Elle osera même une comparaison un brin ludique entre New York et Dijon. Si on a pu diminuer la délinquance de 60% à New York, on pourra aussi le faire à Dijon. C’est bizarre, mais j’ai du mal à faire le lien entre le trader new yorkais dans son costume trois pièces qui passe dans le Bronx avec son attaché-case à la main, et Jannie la quinquagénaire mal teinte en blonde devant moi, ou Robert et sa grosse moustache deux sièges à ma gauche se promenant dans n’importe quel quartier de notre patelin.
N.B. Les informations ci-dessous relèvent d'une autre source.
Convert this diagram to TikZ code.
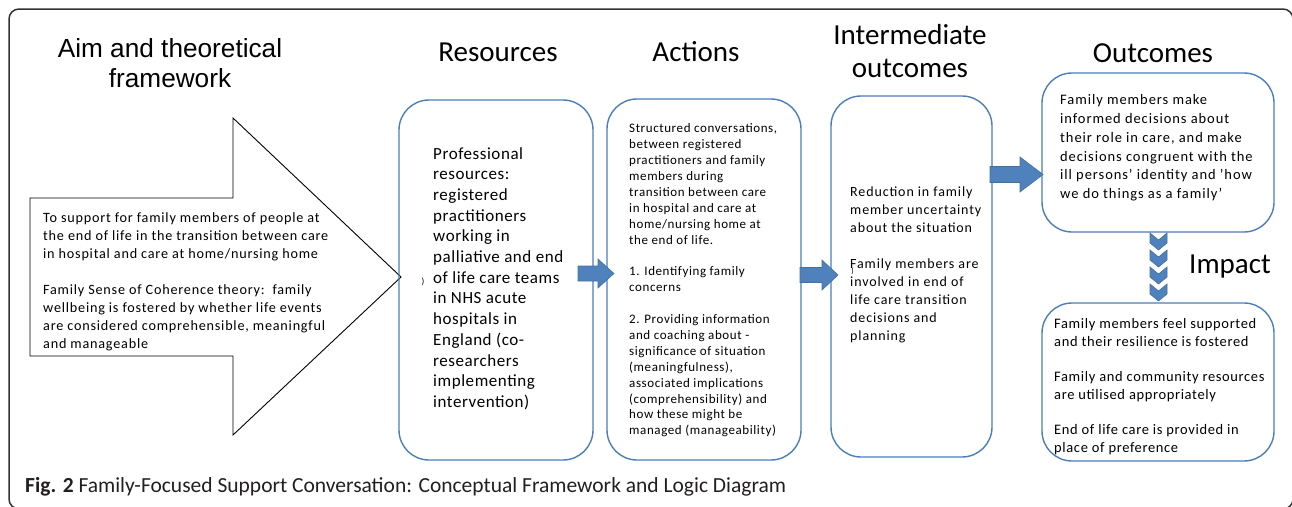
\documentclass[tikz,border=0pt]{standalone}
\usepackage{fontspec}
\setmainfont{Carlito}
\newfontfamily\arialf{Liberation Sans}
\definecolor{boxblue}{HTML}{4A7EBB}
\definecolor{arrfill}{HTML}{4F81BD}
\definecolor{arrline}{HTML}{41719C}
\definecolor{frameg}{HTML}{333333}
\definecolor{capg}{HTML}{231F20}
\newcommand{\fsz}[3]{\fontsize{#1}{#2}\selectfont\addfontfeature{LetterSpace=#3}}
\begin{document}
\begin{tikzpicture}[x=1pt,y=-1pt,
  rbox/.style={draw=boxblue, line width=1.4pt, rounded corners=30pt, inner sep=0pt},
  blockarrow/.style={fill=arrfill, draw=arrline, line width=0.6pt, line join=miter},
  txt/.style={anchor=north west, inner sep=0pt, align=left},
  ttl/.style={inner sep=0pt, align=center, font=\fontsize{29}{33}\selectfont}]
\useasboundingbox (0,0) rectangle (1292,506);
% outer frame
\begin{scope}
\clip (0,0) rectangle (1292,506);
\draw[frameg, line width=1.5pt, rounded corners=10pt] (9,9) rectangle (1293,509);
\end{scope}
% titles
\node[ttl, font=\arialf\fontsize{26.2}{30}\selectfont] (taim) at (170,63) {Aim and theoretical\\framework};
\node[ttl] (tres) at (498,52) {Resources};
\node[ttl] (tact) at (696,52) {Actions};
\node[ttl] (tint) at (910,51) {Intermediate\\outcomes};
\node[ttl] (tout) at (1153,53) {Outcomes};
\node[ttl] (timp) at (1230,267) {Impact};
% big arrow
\draw[black, line width=0.9pt, line join=miter] (30,198) -- (233,198) -- (233,118) -- (401,277) -- (233,435) -- (233,356) -- (30,356) -- cycle;
\node[txt, font=\fsz{14.2}{18}{5.5}] (aimtxt) at (43,212.5) {To support for family members of people at\\the end of life in the transition between care\\in hospital and care at home/nursing home\\[18pt]Family Sense of Coherence theory:\ \ family\\wellbeing is fostered by whether life events\\are considered comprehensible, meaningful\\and manageable};
% boxes
\draw[rbox] (399,100) rectangle (593,460);
\draw[rbox] (607,99) rectangle (801,460);
\draw[rbox] (831,96) rectangle (992,457);
\draw[rbox] (1042,73) rectangle (1274,232);
\draw[rbox] (1042,303) rectangle (1274,461);
% box texts
\node[txt, font=\fsz{17}{20.7}{3.3}] (restxt) at (433,147) {Professional\\resources:\\registered\\practitioners\\working in\\palliative and end\\of life care teams\\in NHS acute\\hospitals in\\England (co-\\researchers\\implementing\\intervention)};
\node[inner sep=0pt, font=\fontsize{9}{9}\selectfont] (par1) at (423,282) {)};
\node[txt, font=\fsz{13}{15.9}{4.6}] (acttxt) at (629,123.5) {Structured conversations,\\between registered\\practitioners and family\\members during\\transition between care\\in hospital and care at\\home/nursing home at\\the end of life.\\[15.9pt]1. Identifying family\\concerns\\[15.9pt]2. Providing information\\and coaching about -\\significance of situation\\(meaningfulness),\\associated implications\\(comprehensibility) and\\how these might be\\managed (manageability)};
\node[txt, font=\fsz{14}{18}{6.3}] (inttxt) at (850,186.5) {Reduction in family\\member uncertainty\\about the situation\\[18pt]Family members are\\involved in end of\\life care transition\\decisions and\\planning};
\node[inner sep=0pt, font=\fontsize{8}{8}\selectfont] (par2) at (852.5,271) {)};
\node[txt, font=\fsz{14.5}{18.8}{6.4}] (outtxt) at (1060,94.5) {Family members make\\informed decisions about\\their role in care, and make\\decisions congruent with the\\ill persons' identity and 'how\\we do things as a family'};
\node[txt, font=\fsz{14.5}{18}{4.4}] (imptxt) at (1054,318.5) {Family members feel supported\\and their resilience is fostered\\[17pt]Family and community resources\\are utilised appropriately\\[17pt]End of life care is provided in\\place of preference};
% block arrows
\draw[blockarrow] (578,266) -- (598,266) -- (598,259) -- (614,273.5) -- (598,288) -- (598,281) -- (578,281) -- cycle;
\draw[blockarrow] (800,267.5) -- (822,267.5) -- (822,260) -- (838,275) -- (822,290) -- (822,282.5) -- (800,282.5) -- cycle;
\draw[blockarrow] (990,166.5) -- (1020,166.5) -- (1020,157) -- (1043,174.5) -- (1020,192) -- (1020,182.5) -- (990,182.5) -- cycle;
% chevrons
\foreach \k in {0,1,2,3}{
  \draw[blockarrow] (1150,233+17*\k) -- (1158.5,240+17*\k) -- (1167,233+17*\k) -- (1167,243+17*\k) -- (1158.5,250+17*\k) -- (1150,243+17*\k) -- cycle;
}
% caption
\node[anchor=west, inner sep=0pt, text=capg, font=\fontsize{21.5}{24}\selectfont] (cap) at (25,487) {\textbf{Fig. 2} Family-Focused Support Conversation: Conceptual Framework and Logic Diagram};
\end{tikzpicture}
\end{document}
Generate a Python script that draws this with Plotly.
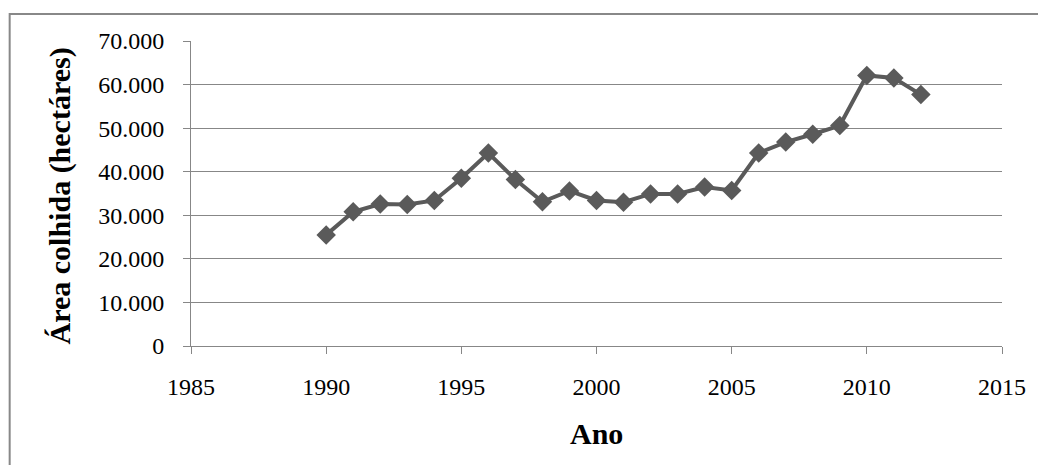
import plotly.graph_objects as go

anos = [1990, 1991, 1992, 1993, 1994, 1995, 1996, 1997, 1998, 1999, 2000, 2001,
        2002, 2003, 2004, 2005, 2006, 2007, 2008, 2009, 2010, 2011, 2012]
area_colhida = [25500, 30800, 32600, 32500, 33400, 38500, 44300, 38200, 33100, 35600,
                33400, 33000, 34900, 34900, 36500, 35700, 44300, 46800, 48600, 50600,
                62100, 61500, 57700]
x_ticks = [1985, 1990, 1995, 2000, 2005, 2010, 2015]
y_ticks = [0, 10000, 20000, 30000, 40000, 50000, 60000, 70000]

# page body has an 8px margin; work in figure coordinates (page - 8)
OFF = 8
W, H = 1046 - 2 * OFF, 473 - 2 * OFF
L, T = 191 - OFF, 41 - OFF
R = W - (1005 - OFF)
B = H - (346 - OFF)
pw, ph = W - L - R, H - T - B

font_family = "Liberation Serif, Times New Roman, serif"
grid = "#878787"
line_c = "#5a5a5a"

fig = go.Figure()
fig.add_trace(go.Scatter(
    x=anos, y=area_colhida, mode="lines+markers",
    line=dict(color=line_c, width=4),
    marker=dict(symbol="diamond", size=15, color=line_c),
    showlegend=False, hoverinfo="x+y"))

def px_x(p):
    return (p - OFF - L) / pw

def px_y(p):
    return 1 - (p - OFF - T) / ph

fig.update_layout(
    width=W, height=H,
    margin=dict(l=L, r=R, t=T, b=B, pad=0),
    paper_bgcolor="white", plot_bgcolor="white",
    separators=",.",
    font=dict(family=font_family, color="black", size=24),
    xaxis=dict(range=[1985, 2015], tickvals=x_ticks, showgrid=False,
               showline=True, linecolor=grid, linewidth=1, zeroline=False,
               ticks="outside", ticklen=7, tickcolor=grid, tickwidth=1,
               ticklabelstandoff=12, tickfont=dict(size=24, family=font_family)),
    yaxis=dict(range=[0, 70000], tickvals=y_ticks, tickformat=",d",
               showgrid=True, gridcolor=grid, gridwidth=1,
               showline=True, linecolor=grid, linewidth=1, zeroline=False,
               ticks="outside", ticklen=7, tickcolor=grid, tickwidth=1,
               ticklabelstandoff=14, tickfont=dict(size=24, family=font_family)),
    shapes=[dict(type="rect", xref="paper", yref="paper",
                 x0=px_x(9), x1=1.3, y0=-1.0, y1=px_y(14),
                 line=dict(color="#888888", width=2), layer="below")],
    annotations=[
        dict(text="<b>Área colhida (hectáres)</b>", xref="paper", yref="paper",
             x=px_x(60), y=px_y(196), textangle=-90,
             showarrow=False, font=dict(size=30, family=font_family),
             xanchor="center", yanchor="middle"),
        dict(text="<b>Ano</b>", xref="paper", yref="paper",
             x=0.5, y=px_y(433), showarrow=False,
             font=dict(size=30, family=font_family),
             xanchor="center", yanchor="middle"),
    ],
)

fig.write_html("out.html")
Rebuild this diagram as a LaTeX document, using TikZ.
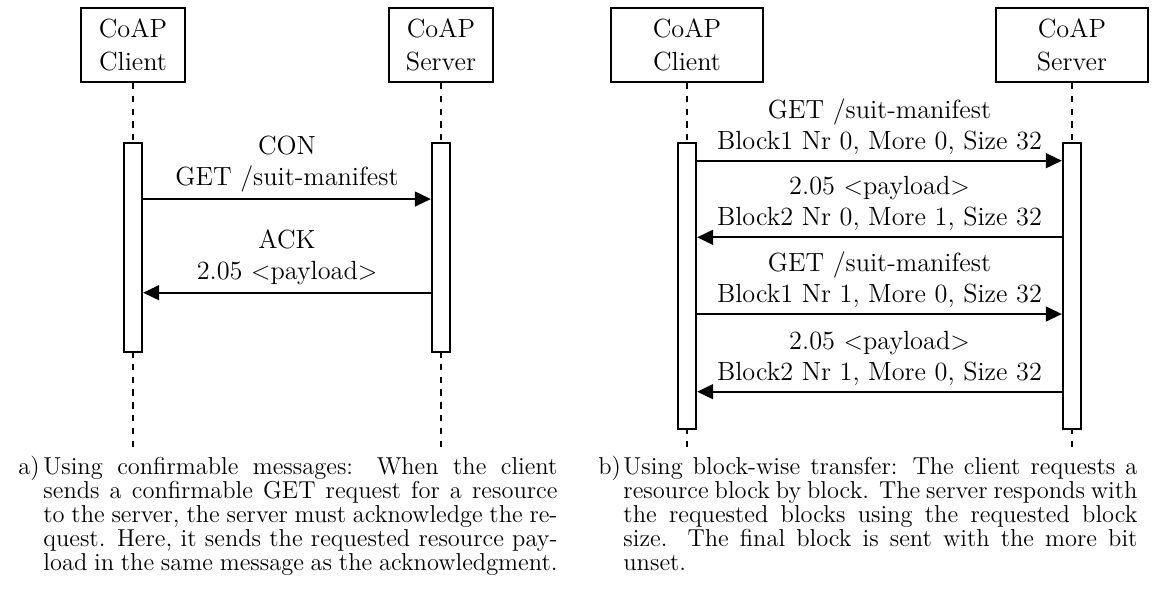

Mais passons.

Le discours enfin fini, on nous invite aux réjouissances : des amuse-gueules et du Kir ! Mon regard s’est d’abord posé sur les innombrables gougères et autres petits fours, au moins un quart du buffet rien que pour ma gueule. Dans le même temps, une foule aussi dense qu’une rame de tramway vers la fac à 7h50 se dirige vers Marine Le Pen dans le but de faire des photos-souvenirs et demander des autographes. Une fois cette foule dissipée, j’approche discrètement la Madone. De près, elle ressemble à Christine Bravo, le côté MILF perverse en plus. Je me suis alors risqué, l’audace et le Kir aidant, à une photo-souvenir avec Marine. Bon, l’image est un peu floue, mais je pourrais le dire : j’y étais.